General manager of Olympique de Marseille
- In office 1989–1994

Personal details
- Born: 1959 or 1960 (age 66–67) Salon-de-Provence, France
- Education: Sciences Po Aix
- Occupation: Football agent

= Jean-Pierre Bernès =

French sports agent

Jean-Pierre Bernès (born 1959/60) is a French football agent and former football executive. He was general manager of Olympique de Marseille from 1989 to 1994, and resigned in the aftermath of the French football bribery scandal. Bernès has been an agent for multiple international footballers including Franck Ribéry and Didier Deschamps.

==Personal life==
Bernès grew up in Salon-de-Provence. His father was in the military and his mother taught music. Bernès is a graduate of Sciences Po Aix. He currently lives in Cassis, Bouches-du-Rhône.

==Career==

In 1980, Bernès began selling membership cards for Olympique de Marseille, in order to try and help their financial difficulties. In Autumn 1981, he joined the club working in administration. In 1989, he became the club's general manager. In 1993, Bernès was involved in the French football bribery scandal. The incident involved bribing three Valenciennes players to underperform in a match against Marseille, so that Marseille could stay fresh for their Champions League final against A.C. Milan. Bernès was involved in the phone call to arrange the bribe. In July 1993, Bernès left his role at Marseille, due to the scandal. At the trial, Bernès was given a two-year suspended sentence and a fine. In 1994, Bernès was banned for life by the French Football Federation, although the ban was overturned by FIFA in 1996.

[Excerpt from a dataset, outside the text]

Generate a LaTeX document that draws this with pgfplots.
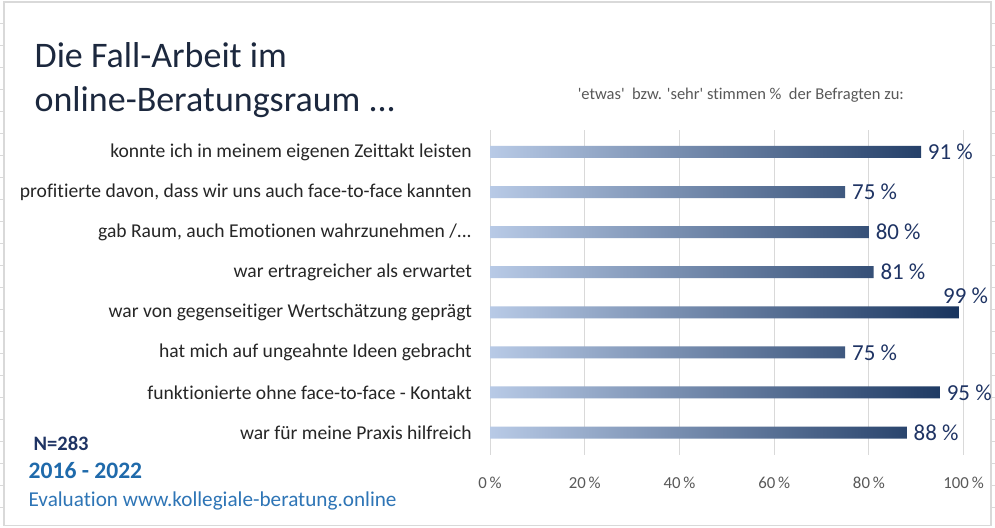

In 1999, Bernès began working as a football agent, working with Zinedine Zidane's agent Alain Migliaccio. In 2007, Bernès became the agent for Franck Ribéry, prior to his €25 million transfer from Marseille to Bayern Munich. In the same year, he recommended Toifilou Maoulida to Bordeaux manager Laurent Blanc. In 2010, Bernès spoke to his client and Marseille coach Didier Deschamps about signing midfielder Alou Diarra, who was also a client of Bernès. In 2011, Bernès was agent to Samir Nasri when he transferred from Arsenal to Manchester City. In 2016, Bernès worked with Jocelyn Gourvennec whilst he was applying to manage at Nantes. In the same year, Bernès announced Laurent Blanc's departure from Paris Saint-Germain. In 2018, Blanc decided to terminate his contract with Bernès. Other players Bernès has been an agent for include Jérémy Ménez, Jérémy Mathieu, and Jimmy Briand.

Between 2010 and 2013, Bernès made an average of €3.6 million per year, making him the second highest paid agent in European football. In 2016, the estimated value of players represented by Bernès was €87 million. In 2018, it was suggested that Bernès was in the running for the vacant Lyon sports director role.